Herb Brooks True dreamer who achieved his dream. Do you believe in miracles?
~Debra Kuehl, New Brighton, MN

Believe in miracles.
~Minnesota Four BJCY, Oakdale, MN


Contents

History

(1980)

A Minnesota hockey legend stuns the world

If you asked Herb Brooks (1937-2003) about his greatest hockey achievement, he would answer that it was playing on St. Paul's Johnson High School team in 1955, when it won the state championship. He won that honor with a group of his best friends, he would say, and that had made all the difference.

But ask a hockey fan--or almost any Minnesotan, for that matter--that same question, and you would likely get a different answer. Herb Brooks is best known for the "Miracle on Ice," when he coached the 1980 U.S. Olympic hockey team to a gold medal. Composed mostly of college-aged players, twelve of them from Minnesota, who had been teammates and rivals for years, the U.S. team defeated Finland in the final match after beating the Soviet Union in the previous game. The Soviet Union was the odds-on favorite, having won four consecutive Olympic titles, from 1964 to 1976.

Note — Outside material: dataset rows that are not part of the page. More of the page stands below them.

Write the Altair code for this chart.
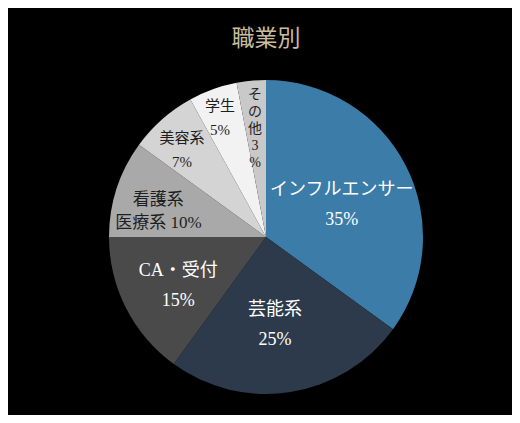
import altair as alt
import pandas as pd

# ---- data ----
categories = ["インフルエンサー", "芸能系", "CA・受付", "看護系 医療系", "美容系", "学生", "その他"]
values = [35, 25, 15, 10, 7, 5, 3]
labels = [
    "インフルエンサー\n35%",
    "芸能系\n25%",
    "CA・受付\n15%",
    "看護系\n医療系  10%",
    "美容系\n7%",
    "学生\n5%",
    "そ\nの\n他\n3\n%",
]

# ---- styling / layout ----
colors = ["#3b7ca8", "#2c3a4b", "#4a4a4a", "#a9a9a9", "#d4d4d4", "#f2f2f2", "#c9c9c9"]
label_group = ["dark", "dark", "dark", "mid", "light", "light", "vert"]
label_radius = [89, 74, 94, 114, 130, 139, 142]       # px from centre
label_angle_shift = [-4.7, 2.0, 5.9, 1.2, 1.2, 0.5, 1.0]  # degrees off mid-angle
FONT = "Liberation Serif, Noto Sans CJK JP"

df = pd.DataFrame({
    "cat": categories,
    "value": values,
    "idx": list(range(len(categories))),
    "label": labels,
    "grp": label_group,
    "lr": label_radius,
    "ls": label_angle_shift,
})

arcs = alt.Chart(df).mark_arc(radius=157, strokeWidth=0).encode(
    theta=alt.Theta("value:Q", stack=True),
    order=alt.Order("idx:Q", sort="ascending"),
    color=alt.Color("cat:N", scale=alt.Scale(domain=categories, range=colors), legend=None),
)

# mid-angle of each slice computed from cumulative values
label_base = alt.Chart(df).transform_window(
    cum="sum(value)", sort=[alt.SortField("idx", order="ascending")],
    frame=[None, 0],
).transform_joinaggregate(
    total="sum(value)"
).transform_calculate(
    ang="2 * PI * (datum.cum - datum.value / 2) / datum.total + datum.ls * PI / 180"
)

def text_layer(group, color, size, line_height):
    return label_base.transform_filter(
        alt.datum.grp == group
    ).mark_text(
        font=FONT, fontSize=size, color=color, lineBreak="\n",
        lineHeight=line_height, align="center", baseline="middle"
    ).encode(
        theta=alt.Theta("ang:Q", scale=None, stack=None),
        radius=alt.Radius("lr:Q", scale=None),
        text=alt.Text("label:N"),
    )

dark_text = text_layer("dark", "#ffffff", 18, 30)
mid_text = text_layer("mid", "#1e1e1e", 17, 23)
light_text = text_layer("light", "#1e1e1e", 15, 24)
vert_text = text_layer("vert", "#1e1e1e", 14, 17)

chart = alt.layer(arcs, dark_text, mid_text, light_text, vert_text).properties(
    width=504,
    height=407,
    autosize=alt.AutoSizeParams(type="fit", contains="padding"),
    padding={"left": 12, "top": 20, "right": 0, "bottom": 0},
    background="#000000",
    title=alt.Title("職業別", fontSize=23, color="#c9bd9f", font=FONT,
                    fontWeight="normal", offset=8, anchor="middle"),
).configure_view(stroke=None)

chart.save("out.html", embed_options={"renderer": "svg", "actions": False})
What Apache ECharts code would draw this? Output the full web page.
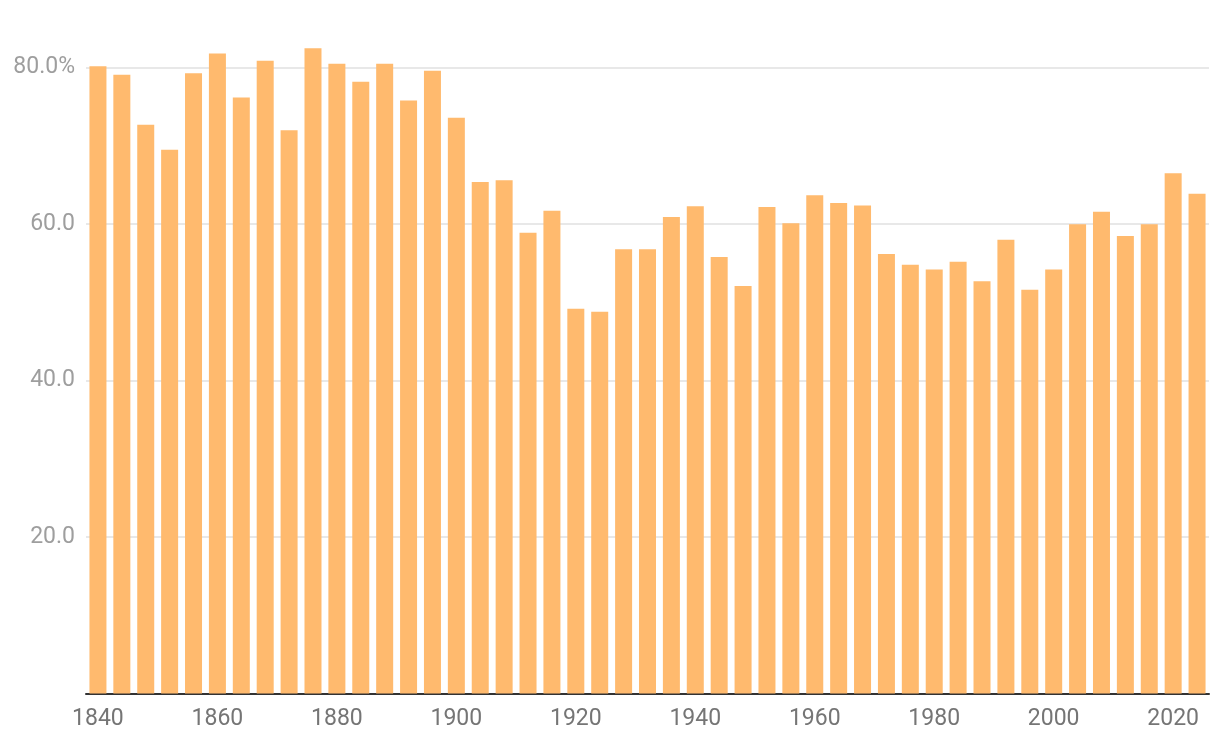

So much for the facts. The 1980 victory was one of those memorable moments that transcend sports history and become the stuff of legend. Let's hear it straight from Brian Weber of Brainerd, Minnesota: "In 1980, as an eight-year-old hockey player from Virginia, Minnesota, I did not know that hockey was not the center of the universe, and that playing for the United States Olympic team was not the highest honor that could possibly be achieved in the entire world. The fact that the United States Olympic team was made up of amateur college kids, and was not seeded very high, was almost entirely lost on me. I knew that the USSR and Finland were very good. But it didn't matter--our team was mostly from Minnesota and we play hockey pretty good. We should--we've been doing it our entire lives.

"What I did not know of, or at least as an eight-year-old think too hard about, was the political and economic situation of the time. It makes me think of our neighbor, a miner with a very Finnish last name, who watched all the games with us. I'm sure he knew all about inflation, energy, unemployment, Iran hostages, Afghanistan, etc. I'm sure my dad did, too, but I've never talked to him about it. Thinking about it now, after the taconite expansion of the early-to-mid-1970s, this was the beginning of the end for the mines up there. And I think they knew it. But they felt they had a hockey team and a coach that was fighting for us. And hockey mattered.

"I watched those games lying on the floor about a foot away from the TV. Nothing else I have witnessed has been so completely mesmerizing, satisfying, and above all motivating. From my viewpoint, one foot from the TV screen, in Virginia, Minnesota, on Minnesota's Iron Range, the universe was in focus."